Para quienes no sepan a qué me refiero con este ya
popularizado término, diré que son oficinistas que en la mayoría de los casos trabajan en
grandes empresas o dependencias de gobierno y se les puede identificar por la
forma en la que visten, forma en que se comportan, conviven con sus compañeros y eso sí, tienen su área de trabajo, sí, todo ese tipo de recuerditos, fotos, muñequitos, para
sentirse más como en casa.
Y no me mal interpreten no estoy en contra de quienes este
tipo de vida les fascina y les funciona, los respeto, pero al menos yo,
olvidarme de mis tenis, ¡jamás!, de mi mezclilla ni hablamos, considero que el
trabajo y los resultados habla más del cómo te vistes, del que si llegas un
poquito tarde compensarlo sin hacer el famoso “tiempo nalga” sólo para cumplir un horario.
Eso de vivir estresado por las estadísticas para ver si le
vas “ganando” a tu compañero, de las sanciones por rebasar los minutos, y ni se
te ocurra poner como fondo de pantalla a tu novi@, paisaje de tu viaje favorito
o a tu perro porque estará bloqueado para tener el logo de la empresa (léase la Sección Amarilla).
¿Y todo esto porque lo digo?

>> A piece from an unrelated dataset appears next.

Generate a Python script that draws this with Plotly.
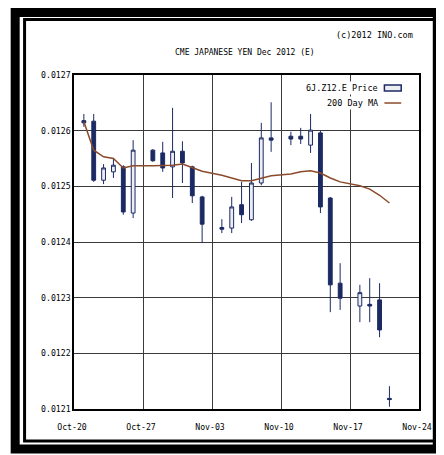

Porque asistí a Un Teatro,
sí, así se llama el sitio donde fui a ver “Érase una vez Godínez” y después de
esperar más de 20 minutos de lo pactado escuchando cómo jugaban con el
micrófono y mover elementos dentro de la sala, di mi boleto, perdón, un pedazo
de cartón, para que me dejaran entrar a ver la obra dirigida por Yaride
Rizk y tengo que decir que la hora de duración se me hizo como
veinte, ¿por qué? Porque considero que el tema daba para mucho más que emitir
críticas superfluas de la situación laboral y la frustración que ésta puede generar,
pero se queda en esto, en el intento.
El monólogo se enfoca en Mauricio Gastón quien es uno más
del grupo de los Godínez, que vive esclavizado en el tiempo pero sobre
todo en la inconsciencia de sí mismo, pero lo que lo
diferencia de los demás para sobrellevar su ritmo de vida, es su mente que se
“despierta” de repente y se convierte en un guerrero de Kung fu.

Si no fuera por la simpatía y energía de Jorge
Guerrero la obra no hubiera logrado unas pocas risas que emití porque la
mezcla de movimientos de kung fu de plano no me convencieron, se pierden varios
minutos observando cómo suda y demostrando que es "casi, casi" la reencarnación de
Bruce Lee y no en establecer más a fondo su vida rutinaria, las luchas
internas, las relaciones que tiene en el trabajo, las automatizaciones que
posee día a día, inclusive en su casa.
No puedo hablar de la escenografía porque no lo hay, existen algunos elementos básicos que acompañan al actor: una televisión, un póster, un reloj de pared, un refrigerador que se convierte en arco (¿o viceversa?), un sable y un palo que se rompió, detalle que casi estoy seguro no estaba trazado en el guión y el tradicional portafolio Godínez. Y en efecto, no son varios recursos mostrados y no importa, es lo de menos siempre y cuando haya algo que decir y aquí, considero que cojea un poco.
Y hablando de esto, hay que echar un ojo (o varios) en la
iluminación, la verdad en la mayoría de las veces me tenía que esforzar con
verle la cara al actor porque varios minutos no se le veía, las sombras lo tapaban y era muy molesto.